A Review of ‘My Green Manifesto’

A Review of ‘My Green Manifesto’

David Gessner, “My Green Manifesto: Down the Charles River in Pursuit of a New Environmentalism”
Milkweed Editions
2011, 225 pages, paperback, $15

This morning when I opened my email inbox, it held half a dozen “URGENT!!!” messages informing me that “we have only 24 hours to save the planet.” When I got home this afternoon, my mailbox held several similar “URGENT!!!” letters, informing me of further threats to the planet. Now, I am all for saving the planet; I get all those earnest entreaties because I do support many of those organizations. But the constant, humorless tone of them all is driving me nuts. I envision rabbit warrens of earnest young men and women cranking out those earnest emails, stuffing those envelopes-spending every day in their cubicles beneath fluorescent lights, saving nature without ever going out to look at it.

This notion of going outside brings me to David Gessner’s “My Green Manifesto.” The book, framed by a journey with Dan Driscoll down the Charles River, is one part critique of the kind of humorless and ultimately natureless environmentalism embodied by shrill entreaties about “saving the planet,” and one part Gessner’s examination of his own environmentalism.

Too often, Gessner argues, nature is reduced to an abstraction, a not-place if you will, rather than something inescapably real. That abstract wild (to borrow a term from Jack Turner) is a theoretical place; “we don’t need more theory,” Gessner tells us, “disembodied from the world.” His journey down the Charles with Driscoll is an example of an embodied nature; Driscoll has for several years been working to restore the Charles to a wild condition, returning wetlands to pre-industrial fecundity. Driscoll, Gessner writes, “is a stubborn guy who fell in love with a place and then fought like hell for it.”

Yet restored or not, the Charles is by no means a “pristine” river; it is, rather, an example of a “limited wilderness,” as is the “majority” of wilderness today. This trammeled wilderness still warrants both love and preservation, though; the question is how to achieve these things in the face of ongoing degradation on the one hand and over-theorized abstract “wilderness” on the other.
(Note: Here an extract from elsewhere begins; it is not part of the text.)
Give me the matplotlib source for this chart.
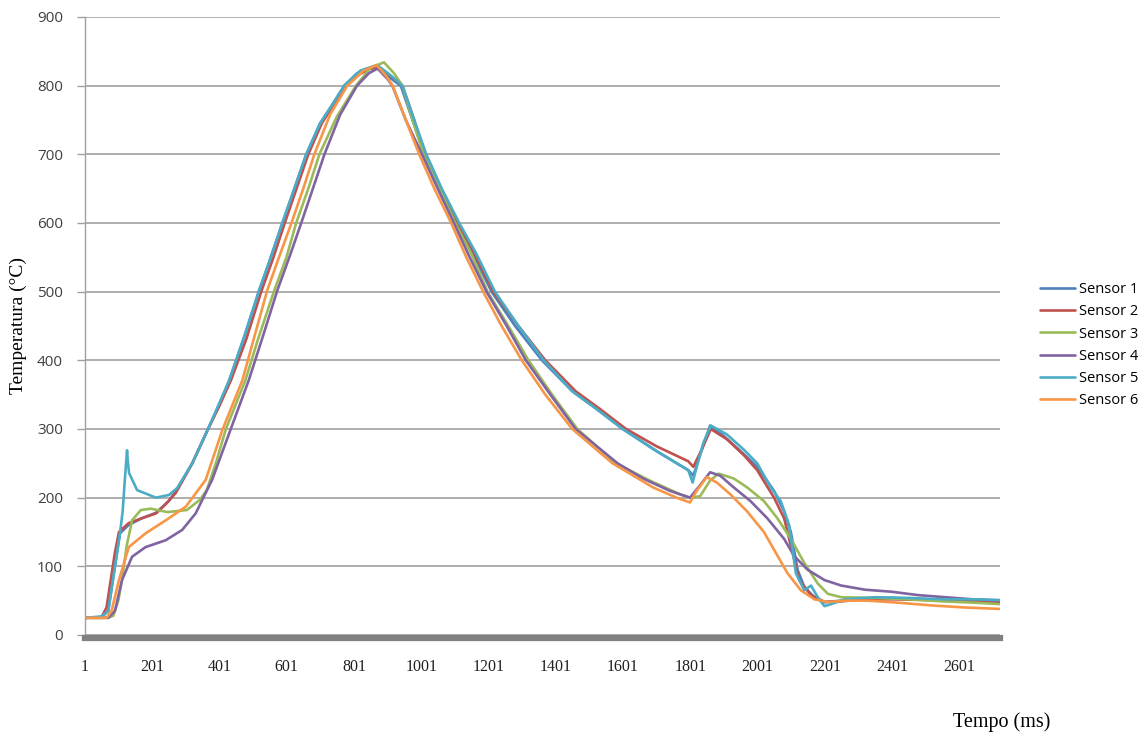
import numpy as np
import matplotlib
matplotlib.use('Agg')
import matplotlib.pyplot as plt


# valores (tempo em ms, temperatura em graus C)
t_s1 = [1, 50, 70, 90, 105, 130, 170, 212, 250, 275, 320, 365, 400, 430, 475, 519, 550, 588, 620,
        659, 700, 740, 772, 810, 840, 856, 875, 900, 920, 940, 975, 1010, 1050, 1105, 1150, 1210,
        1280, 1360, 1450, 1520, 1600, 1700, 1795, 1810, 1830, 1860, 1900, 1950, 2000, 2050, 2080,
        2100, 2120, 2140, 2170, 2200, 2250, 2300, 2400, 2500, 2600, 2720]
v_s1 = [25, 26, 35, 100, 148, 160, 170, 178, 195, 212, 250, 298, 335, 371, 435, 502, 545, 600, 645,
        700, 745, 775, 800, 818, 825, 827, 824, 815, 807, 800, 750, 700, 655, 600, 560, 500,
        450, 400, 355, 330, 300, 268, 240, 232, 262, 305, 290, 268, 245, 210, 180,
        150, 95, 70, 55, 48, 50, 53, 54, 52, 51, 50]

t_s2 = [1, 50, 65, 90, 102, 131, 170, 212, 240, 271, 320, 365, 400, 435, 480, 525, 560, 595, 630,
        665, 705, 745, 778, 815, 845, 870, 895, 920, 945, 980, 1012, 1055, 1108, 1155, 1215,
        1290, 1370, 1460, 1530, 1610, 1700, 1795, 1810, 1835, 1862, 1910, 1960, 2000, 2050, 2080,
        2100, 2125, 2160, 2200, 2250, 2300, 2400, 2500, 2600, 2720]
v_s2 = [25, 26, 40, 120, 150, 163, 170, 177, 190, 207, 250, 298, 333, 371, 430, 500, 548, 600, 650,
        700, 745, 776, 800, 816, 824, 826, 820, 810, 800, 750, 700, 655, 600, 560, 500,
        450, 400, 355, 330, 300, 275, 253, 245, 270, 300, 285, 262, 240, 200, 170,
        130, 80, 58, 48, 49, 51, 52, 51, 49, 48]

t_s3 = [1, 70, 85, 100, 111, 125, 141, 167, 197, 225, 247, 304, 343, 363, 390, 420, 478, 515, 564,
        600, 629, 665, 698, 750, 807, 850, 890, 920, 945, 975, 1008, 1055, 1102, 1150, 1198,
        1260, 1320, 1390, 1465, 1580, 1680, 1770, 1800, 1830, 1860, 1885, 1930, 1970, 2020, 2060,
        2100, 2140, 2180, 2210, 2250, 2350, 2450, 2550, 2650, 2720]
v_s3 = [25, 25, 28, 50, 80, 130, 167, 182, 184, 181, 179, 182, 197, 211, 250, 300, 371, 430, 502,
        550, 600, 650, 700, 755, 800, 826, 834, 818, 800, 750, 700, 650, 600, 555, 500,
        450, 400, 350, 300, 250, 225, 205, 200, 202, 225, 235, 228, 215, 195, 170,
        140, 105, 75, 60, 55, 54, 52, 49, 47, 45]

t_s4 = [1, 70, 90, 111, 141, 181, 241, 290, 330, 379, 433, 488, 530, 573, 610, 644, 680, 713, 760,
        810, 845, 871, 900, 915, 955, 1003, 1050, 1098, 1145, 1195, 1255, 1312, 1385, 1460, 1585,
        1660, 1740, 1800, 1825, 1860, 1890, 1930, 1980, 2030, 2080, 2110, 2150, 2200, 2250, 2320,
        2400, 2480, 2560, 2640, 2720]
v_s4 = [25, 25, 35, 80, 114, 128, 138, 153, 177, 226, 298, 371, 435, 502, 552, 600, 652, 700, 758,
        800, 818, 825, 810, 800, 750, 700, 650, 600, 550, 500, 450, 400, 350, 300, 250,
        228, 210, 200, 215, 237, 232, 215, 195, 170, 140, 115, 95, 80, 72, 66,
        63, 58, 55, 52, 50]

t_s5 = [1, 50, 70, 90, 105, 113, 120, 126, 128, 132, 156, 212, 251, 275, 320, 365, 430, 475, 519,
        550, 588, 620, 659, 700, 740, 772, 820, 870, 910, 945, 980, 1016, 1062, 1114, 1165, 1220,
        1290, 1365, 1450, 1520, 1600, 1700, 1795, 1808, 1820, 1840, 1862, 1910, 1960, 2000, 2040,
        2070, 2095, 2115, 2140, 2160, 2180, 2200, 2220, 2260, 2350, 2450, 2550, 2650, 2720]
v_s5 = [25, 27, 35, 100, 148, 180, 230, 269, 255, 236, 211, 200, 204, 214, 250, 298, 371, 435, 502,
        545, 600, 645, 700, 745, 775, 800, 822, 830, 815, 800, 750, 700, 650, 600, 555, 500,
        450, 400, 355, 330, 300, 268, 240, 222, 245, 280, 305, 292, 270, 250, 215,
        195, 160, 90, 65, 72, 55, 42, 45, 52, 55, 54, 52, 52, 51]

t_s6 = [1, 65, 80, 102, 131, 181, 241, 301, 360, 409, 469, 505, 543, 580, 615, 650, 683, 730, 781,
        830, 868, 895, 916, 955, 995, 1040, 1090, 1135, 1185, 1240, 1300, 1370, 1450, 1570, 1690,
        1760, 1800, 1820, 1850, 1880, 1920, 1970, 2020, 2055, 2090, 2130, 2170, 2210, 2260, 2330,
        2420, 2520, 2620, 2720]
v_s6 = [25, 25, 35, 80, 128, 148, 167, 187, 226, 298, 371, 435, 502, 553, 600, 650, 700, 758, 800,
        822, 830, 815, 800, 750, 700, 650, 600, 550, 500, 450, 400, 350, 300, 250, 215,
        200, 193, 210, 230, 222, 205, 180, 150, 120, 90, 65, 52, 48, 50, 50,
        47, 43, 40, 38]

series = [
    ('Sensor 1', t_s1, v_s1, '#4F81BD'),
    ('Sensor 2', t_s2, v_s2, '#C0504D'),
    ('Sensor 3', t_s3, v_s3, '#9BBB59'),
    ('Sensor 4', t_s4, v_s4, '#8064A2'),
    ('Sensor 5', t_s5, v_s5, '#4BACC6'),
    ('Sensor 6', t_s6, v_s6, '#F79646'),
]

xticks = [1, 201, 401, 601, 801, 1001, 1201, 1401, 1601, 1801, 2001, 2201, 2401, 2601]
yticks = [0, 100, 200, 300, 400, 500, 600, 700, 800, 900]


W, H = 1147, 738
fig = plt.figure(figsize=(W / 100, H / 100), dpi=100)
ax = fig.add_axes([85 / W, 1 - 635 / H, (1000 - 85) / W, (635 - 17) / H])

for name, t, v, cor in series:
    ax.plot(t, v, color=cor, lw=1.9, label=name, solid_capstyle='round', solid_joinstyle='round')

ax.set_xlim(1, 2722)
ax.set_ylim(0, 900)
ax.set_xticks(xticks)
ax.set_xticklabels([str(x) for x in xticks])
ax.set_yticks(yticks)
ax.set_yticklabels([str(y) for y in yticks])

ax.yaxis.grid(True, color='#a0a0a0', lw=1.2)
ax.set_axisbelow(True)

for s in ['top', 'right']:
    ax.spines[s].set_visible(False)
ax.spines['left'].set_color('#a0a0a0')
ax.spines['left'].set_linewidth(1.0)
ax.spines['bottom'].set_color('#808080')
ax.spines['bottom'].set_linewidth(4.5)
ax.spines['bottom'].set_position(('outward', 2))

ax.tick_params(axis='x', length=0, pad=15, labelsize=11.5, labelfontfamily='Liberation Serif',
               labelcolor='#202020')
ax.tick_params(axis='y', length=6, width=1, color='#a0a0a0', pad=10, labelsize=11,
               labelfontfamily='Open Sans', labelcolor='#404040')

fig.text(18 / W, 1 - 325 / H, 'Temperatura (°C)', rotation=90, ha='center', va='center',
         family='Liberation Serif', fontsize=14)
fig.text(1002 / W, 1 - 722 / H, 'Tempo (ms)', ha='center', va='center',
         family='Liberation Serif', fontsize=14.5)

fig.legend(loc='upper left', bbox_to_anchor=(1040 / W, 1 - 282 / H), frameon=False,
           prop={'family': 'Open Sans', 'size': 10.5}, handlelength=2.4, handletextpad=0.3,
           labelspacing=0.5, borderpad=0, borderaxespad=0)

fig.savefig('out.png', dpi=100, facecolor='white')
Rather than a more theoretical approach, Gessner seeks to develop “a sloppier form of environmentalism.” This involves spending time outside; it also involves spending less time quoting Thoreau (among others). The problem is not so much what Thoreau offers-Gessner reveals that he is actually quite taken by his work-but that we need to “break out of Walden and add an element of senseless and outrageous humor to the fight.” That need leads to the gist of his argument, which is to go outside, look around, and fall in love a little with the place you live in. If the inherent wildness of the nature you know is diminished, he argues, “we simply need to fall in love with what is left, with the limited wilderness that remains.” The idea here is that we are more likely to fight to protect a place we love than to do so for some abstract thing called “nature.”

A cynic might say that paddling down the Charles River, while perhaps pleasurable, or even educational, is an affectation, and the resulting love of that diminished place nothing more than romanticization, just the sort of thing that’s preventing us from SAVING THE PLANET!!! Not so, Gessner argues; for in these benighted times, all the nature left to most of us is “a limited wilderness.”

Perhaps because of this understanding, Gessner decries the methods of many current environmental organizations, arguing that no disembodied environmentalism that “so often sound[s] like nagging” is likely be fully effective. He believes that to “fight joyously for what’s good in the world,” as his friend Dan has done for the Charles, is the key to protecting even the most trammeled wildness.

Ultimately, Gessner points out, human presence has damaged most of the places we call home. If we can only love and protect the “nature of Sierra magazine,” he argues, if we can only love and protect some idealized wilderness out there somewhere, we miss the point. We miss, too, most of the natural world, as well as the joy of living in this trammeled, wonder-filled world.

Richard Hunt hails from Southern California, and received his doctorate from the University of Nevada, Reno. After traveling much of the country, he now lives in West Virginia, where he writes about his misspent youth, the vagaries of our relationship with the natural world, and the connections between music and environment. In his day job, he teaches composition and literature at Potomac State College.